**Given material**
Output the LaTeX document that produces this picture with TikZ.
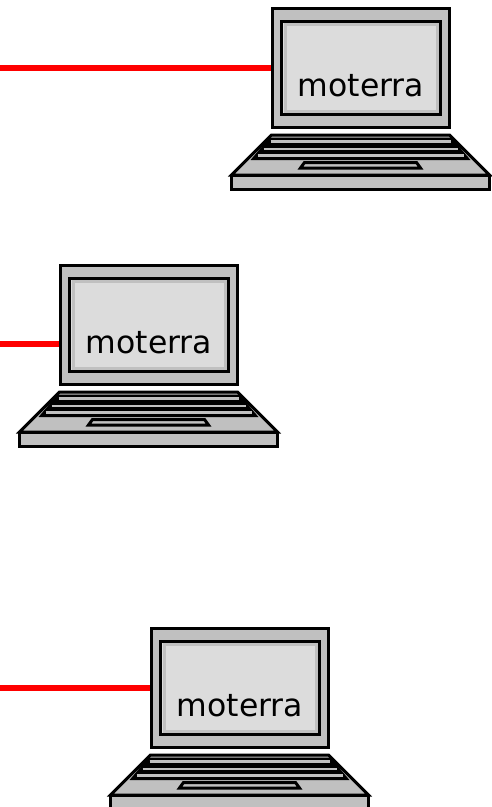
\documentclass[tikz,border=0pt]{standalone}
\usepackage{fontspec}
\setmainfont{DejaVu Sans}
\definecolor{bodygray}{HTML}{C0C0C0}
\definecolor{screengray}{HTML}{DCDCDC}
\tikzset{
	outline/.style={draw=black, line width=3pt, line join=miter},
	monitor/.style={outline, fill=bodygray, minimum width=177pt, minimum height=118.5pt, inner sep=0pt},
	screen/.style={outline, fill=screengray, minimum width=158.5pt, minimum height=93.5pt, inner sep=0pt},
	glass/.style={draw=bodygray, line width=3pt, minimum width=152pt, minimum height=87pt, inner sep=0pt},
	hostname/.style={font=\fontsize{31.5pt}{34pt}\selectfont, inner sep=0pt},
	keyrow/.style={draw=bodygray, line width=2.6pt},
	link/.style={draw=red, line width=6pt},
	laptop/.pic={
		\draw [outline, fill=bodygray] (-89,67) -- (89,67) -- (129,107) -- (-129,107) -- cycle;
		\fill [black] (-91,69.5) -- (91,69.5) -- (110,92) -- (-110,92) -- cycle;
		\draw [keyrow] (-90,73.5) -- (90,73.5);
		\draw [keyrow] (-97,81) -- (97,81);
		\draw [keyrow] (-103,87.5) -- (103,87.5);
		\draw [outline, fill=bodygray] (-56,94.5) -- (56,94.5) -- (60,100) -- (-60,100) -- cycle;
		\draw [outline, fill=bodygray] (-129,107) rectangle (129,121);
		\node (-monitor) [monitor] at (0,0.2) {};
		\node (-screen) [screen] at (0.5,0) {};
		\node (-glass) [glass] at (0.5,0) {};
		\node (-name) [hostname] at (0.5,18) {moterra};
	}
}
\begin{document}
\begin{tikzpicture}[x=1pt, y=-1pt]
	\useasboundingbox (0,0) rectangle (492,807);
	\pic (top) at (360.5,68) {laptop};
	\pic (middle) at (148.5,325) {laptop};
	\pic (bottom) at (239.5,688) {laptop};

	\coordinate (topend) at (0,68);
	\coordinate (middleend) at (0,344);
	\coordinate (bottomend) at (0,688);

	\draw [link] (topend) -- (topend -| top-monitor.west);
	\draw [link] (middleend) -- (middleend -| middle-monitor.west);
	\draw [link] (bottomend) -- (bottomend -| bottom-monitor.west);
\end{tikzpicture}
\end{document}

**What you should do**
Transcribe the material as is, with images omitted.

**Finished task**
Output the LaTeX document that produces this picture with TikZ.
\documentclass[tikz,border=0pt]{standalone}
\usepackage{fontspec}
\setmainfont{DejaVu Sans}
\definecolor{bodygray}{HTML}{C0C0C0}
\definecolor{screengray}{HTML}{DCDCDC}
\tikzset{
	outline/.style={draw=black, line width=3pt, line join=miter},
	monitor/.style={outline, fill=bodygray, minimum width=177pt, minimum height=118.5pt, inner sep=0pt},
	screen/.style={outline, fill=screengray, minimum width=158.5pt, minimum height=93.5pt, inner sep=0pt},
	glass/.style={draw=bodygray, line width=3pt, minimum width=152pt, minimum height=87pt, inner sep=0pt},
	hostname/.style={font=\fontsize{31.5pt}{34pt}\selectfont, inner sep=0pt},
	keyrow/.style={draw=bodygray, line width=2.6pt},
	link/.style={draw=red, line width=6pt},
	laptop/.pic={
		\draw [outline, fill=bodygray] (-89,67) -- (89,67) -- (129,107) -- (-129,107) -- cycle;
		\fill [black] (-91,69.5) -- (91,69.5) -- (110,92) -- (-110,92) -- cycle;
		\draw [keyrow] (-90,73.5) -- (90,73.5);
		\draw [keyrow] (-97,81) -- (97,81);
		\draw [keyrow] (-103,87.5) -- (103,87.5);
		\draw [outline, fill=bodygray] (-56,94.5) -- (56,94.5) -- (60,100) -- (-60,100) -- cycle;
		\draw [outline, fill=bodygray] (-129,107) rectangle (129,121);
		\node (-monitor) [monitor] at (0,0.2) {};
		\node (-screen) [screen] at (0.5,0) {};
		\node (-glass) [glass] at (0.5,0) {};
		\node (-name) [hostname] at (0.5,18) {moterra};
	}
}
\begin{document}
\begin{tikzpicture}[x=1pt, y=-1pt]
	\useasboundingbox (0,0) rectangle (492,807);
	\pic (top) at (360.5,68) {laptop};
	\pic (middle) at (148.5,325) {laptop};
	\pic (bottom) at (239.5,688) {laptop};

	\coordinate (topend) at (0,68);
	\coordinate (middleend) at (0,344);
	\coordinate (bottomend) at (0,688);

	\draw [link] (topend) -- (topend -| top-monitor.west);
	\draw [link] (middleend) -- (middleend -| middle-monitor.west);
	\draw [link] (bottomend) -- (bottomend -| bottom-monitor.west);
\end{tikzpicture}
\end{document}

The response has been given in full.